Proper database indexing is one of the most powerful yet often misunderstood performance optimization techniques. This comprehensive guide will help backend developers master MySQL indexing to build faster, more efficient applications.
Introduction
Every backend developer has likely encountered this scenario: an application that performed flawlessly during development suddenly crawls when exposed to production data volumes. More often than not, inadequate database indexing is the culprit.
Indexing in MySQL is similar to an index in a book – it helps the database engine find data without scanning every row in a table. While the concept seems straightforward, implementing effective indexing strategies requires deeper understanding.
This guide will walk you through everything you need to know about MySQL indexing – from basic concepts to advanced techniques – empowering you to make informed decisions that significantly impact your application’s performance.
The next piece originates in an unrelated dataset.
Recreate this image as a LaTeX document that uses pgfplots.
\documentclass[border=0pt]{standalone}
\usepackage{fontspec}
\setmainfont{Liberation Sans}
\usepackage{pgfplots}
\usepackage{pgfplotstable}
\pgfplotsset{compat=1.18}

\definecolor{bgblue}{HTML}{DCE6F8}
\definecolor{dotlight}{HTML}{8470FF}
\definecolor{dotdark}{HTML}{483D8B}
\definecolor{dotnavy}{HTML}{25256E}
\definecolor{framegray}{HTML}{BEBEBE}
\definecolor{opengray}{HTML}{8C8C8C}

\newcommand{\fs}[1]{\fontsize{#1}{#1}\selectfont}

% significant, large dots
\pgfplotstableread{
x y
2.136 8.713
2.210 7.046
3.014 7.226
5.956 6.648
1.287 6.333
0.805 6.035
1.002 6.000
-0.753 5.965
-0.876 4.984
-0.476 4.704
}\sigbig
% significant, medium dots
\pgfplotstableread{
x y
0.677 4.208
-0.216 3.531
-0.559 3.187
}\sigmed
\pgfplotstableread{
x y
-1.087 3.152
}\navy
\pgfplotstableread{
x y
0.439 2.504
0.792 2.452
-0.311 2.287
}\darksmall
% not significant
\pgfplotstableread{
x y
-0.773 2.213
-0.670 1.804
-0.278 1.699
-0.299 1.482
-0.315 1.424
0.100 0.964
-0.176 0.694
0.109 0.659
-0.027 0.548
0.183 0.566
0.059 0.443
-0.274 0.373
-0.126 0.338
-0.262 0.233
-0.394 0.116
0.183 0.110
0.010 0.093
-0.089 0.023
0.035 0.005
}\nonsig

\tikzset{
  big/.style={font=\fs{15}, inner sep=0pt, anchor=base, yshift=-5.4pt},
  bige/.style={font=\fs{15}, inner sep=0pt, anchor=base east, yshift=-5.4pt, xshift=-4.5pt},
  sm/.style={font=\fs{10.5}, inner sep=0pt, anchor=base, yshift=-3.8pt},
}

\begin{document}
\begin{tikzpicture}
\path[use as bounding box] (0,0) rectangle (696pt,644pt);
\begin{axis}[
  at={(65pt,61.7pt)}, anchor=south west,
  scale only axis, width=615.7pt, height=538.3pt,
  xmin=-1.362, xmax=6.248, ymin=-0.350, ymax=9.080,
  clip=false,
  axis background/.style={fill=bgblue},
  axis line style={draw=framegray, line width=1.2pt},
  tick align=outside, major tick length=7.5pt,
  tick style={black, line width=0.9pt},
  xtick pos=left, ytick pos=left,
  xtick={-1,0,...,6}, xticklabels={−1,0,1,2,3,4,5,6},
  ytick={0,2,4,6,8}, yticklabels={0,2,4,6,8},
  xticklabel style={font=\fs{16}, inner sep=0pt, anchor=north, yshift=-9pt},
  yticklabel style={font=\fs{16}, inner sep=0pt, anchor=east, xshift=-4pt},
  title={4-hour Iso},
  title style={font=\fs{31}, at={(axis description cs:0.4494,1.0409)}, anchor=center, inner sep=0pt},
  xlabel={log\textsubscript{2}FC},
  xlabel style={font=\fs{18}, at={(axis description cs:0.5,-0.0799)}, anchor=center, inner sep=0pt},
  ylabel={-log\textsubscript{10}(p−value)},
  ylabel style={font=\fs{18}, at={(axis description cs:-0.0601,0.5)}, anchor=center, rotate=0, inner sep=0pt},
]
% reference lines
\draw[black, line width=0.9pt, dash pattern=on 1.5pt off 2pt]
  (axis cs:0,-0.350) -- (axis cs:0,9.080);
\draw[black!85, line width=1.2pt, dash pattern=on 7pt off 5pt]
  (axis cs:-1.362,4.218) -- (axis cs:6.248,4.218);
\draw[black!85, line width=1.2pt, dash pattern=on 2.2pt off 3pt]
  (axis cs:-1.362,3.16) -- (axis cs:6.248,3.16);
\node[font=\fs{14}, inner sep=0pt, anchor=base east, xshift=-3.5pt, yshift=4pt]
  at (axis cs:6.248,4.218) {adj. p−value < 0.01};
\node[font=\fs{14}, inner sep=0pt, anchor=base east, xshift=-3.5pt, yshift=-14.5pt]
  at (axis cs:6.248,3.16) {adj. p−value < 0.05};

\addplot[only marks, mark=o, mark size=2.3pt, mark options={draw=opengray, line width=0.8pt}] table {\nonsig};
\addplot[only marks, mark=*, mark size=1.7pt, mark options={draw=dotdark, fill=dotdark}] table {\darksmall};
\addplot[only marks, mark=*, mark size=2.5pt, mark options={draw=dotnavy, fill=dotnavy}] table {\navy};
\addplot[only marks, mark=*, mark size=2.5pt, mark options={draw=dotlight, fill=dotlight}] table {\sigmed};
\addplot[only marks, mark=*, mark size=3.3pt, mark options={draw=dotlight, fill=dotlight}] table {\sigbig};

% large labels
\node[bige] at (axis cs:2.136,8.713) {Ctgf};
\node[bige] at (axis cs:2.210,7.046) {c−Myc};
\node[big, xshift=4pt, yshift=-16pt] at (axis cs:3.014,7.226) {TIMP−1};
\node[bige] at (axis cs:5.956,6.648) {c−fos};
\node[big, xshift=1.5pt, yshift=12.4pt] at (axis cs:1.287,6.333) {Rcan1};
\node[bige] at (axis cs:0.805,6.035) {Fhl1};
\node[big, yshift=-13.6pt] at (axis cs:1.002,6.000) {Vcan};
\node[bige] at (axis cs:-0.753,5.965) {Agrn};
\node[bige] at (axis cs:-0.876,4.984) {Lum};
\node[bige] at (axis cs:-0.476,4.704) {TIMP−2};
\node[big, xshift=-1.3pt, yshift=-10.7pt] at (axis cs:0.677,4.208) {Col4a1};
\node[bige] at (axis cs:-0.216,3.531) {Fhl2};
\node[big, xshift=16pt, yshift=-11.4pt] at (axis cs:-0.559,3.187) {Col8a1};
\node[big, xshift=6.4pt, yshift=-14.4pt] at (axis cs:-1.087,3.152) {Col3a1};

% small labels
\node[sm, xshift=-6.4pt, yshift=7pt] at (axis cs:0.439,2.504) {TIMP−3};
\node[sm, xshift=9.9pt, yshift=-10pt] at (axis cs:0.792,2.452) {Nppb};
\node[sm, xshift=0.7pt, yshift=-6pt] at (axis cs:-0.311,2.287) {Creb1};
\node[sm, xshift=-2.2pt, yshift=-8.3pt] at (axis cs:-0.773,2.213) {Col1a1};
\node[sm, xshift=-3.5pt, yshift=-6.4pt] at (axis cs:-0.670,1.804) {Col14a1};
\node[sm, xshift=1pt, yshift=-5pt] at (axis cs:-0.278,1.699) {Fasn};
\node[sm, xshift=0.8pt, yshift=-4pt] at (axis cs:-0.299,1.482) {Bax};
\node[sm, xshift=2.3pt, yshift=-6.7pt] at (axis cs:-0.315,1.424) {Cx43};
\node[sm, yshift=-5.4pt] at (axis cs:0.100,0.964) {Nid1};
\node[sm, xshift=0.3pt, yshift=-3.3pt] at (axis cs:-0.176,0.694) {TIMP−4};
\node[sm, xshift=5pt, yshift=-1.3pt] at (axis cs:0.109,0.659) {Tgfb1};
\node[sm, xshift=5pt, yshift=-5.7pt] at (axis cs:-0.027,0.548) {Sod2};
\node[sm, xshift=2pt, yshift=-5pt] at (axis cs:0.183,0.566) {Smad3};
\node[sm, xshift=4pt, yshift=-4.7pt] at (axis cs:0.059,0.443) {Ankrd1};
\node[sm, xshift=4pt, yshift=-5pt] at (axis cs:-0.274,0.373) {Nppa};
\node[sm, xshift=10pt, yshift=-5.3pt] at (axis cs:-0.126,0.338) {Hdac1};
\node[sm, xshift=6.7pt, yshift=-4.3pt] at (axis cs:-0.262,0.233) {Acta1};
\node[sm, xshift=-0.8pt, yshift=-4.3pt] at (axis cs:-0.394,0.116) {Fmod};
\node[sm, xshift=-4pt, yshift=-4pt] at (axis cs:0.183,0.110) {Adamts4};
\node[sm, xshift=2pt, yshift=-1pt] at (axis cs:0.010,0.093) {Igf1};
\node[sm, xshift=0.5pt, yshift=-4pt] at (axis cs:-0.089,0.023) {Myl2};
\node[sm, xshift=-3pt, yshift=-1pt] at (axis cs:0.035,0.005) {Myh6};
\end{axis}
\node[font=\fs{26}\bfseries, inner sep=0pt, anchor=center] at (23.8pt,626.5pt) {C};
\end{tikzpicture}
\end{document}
Understanding Database Indexes
What Is an Index?
At its core, a database index is a data structure that improves the speed of data retrieval operations at the cost of additional storage space and slower writes. When you create an index on a column, MySQL builds a separate structure that contains the indexed column’s values and pointers to the corresponding table rows.
How Indexes Work in MySQL
When a query includes a WHERE clause on an indexed column, MySQL can use the index to quickly locate the relevant rows instead of performing a full table scan. Think of it as the difference between searching for a word by flipping through every page of a book versus using the book’s index to find exactly where that word appears.
Types of MySQL Indexes
MySQL supports several index types, each with specific use cases:
1. Primary Key
CREATE TABLE users (
id INT NOT NULL AUTO_INCREMENT,
username VARCHAR(50) NOT NULL,
email VARCHAR(100) NOT NULL,
PRIMARY KEY (id)
);
The primary key is a special index that:
- Ensures uniqueness
- Cannot contain NULL values
- Is automatically clustered in InnoDB (data is physically ordered based on this key)
2. Unique Index
CREATE TABLE users (
id INT NOT NULL AUTO_INCREMENT,
username VARCHAR(50) NOT NULL,
email VARCHAR(100) NOT NULL,
PRIMARY KEY (id),
UNIQUE INDEX idx_email (email)
);
Unique indexes prevent duplicate values in the indexed column(s) while providing quick lookups.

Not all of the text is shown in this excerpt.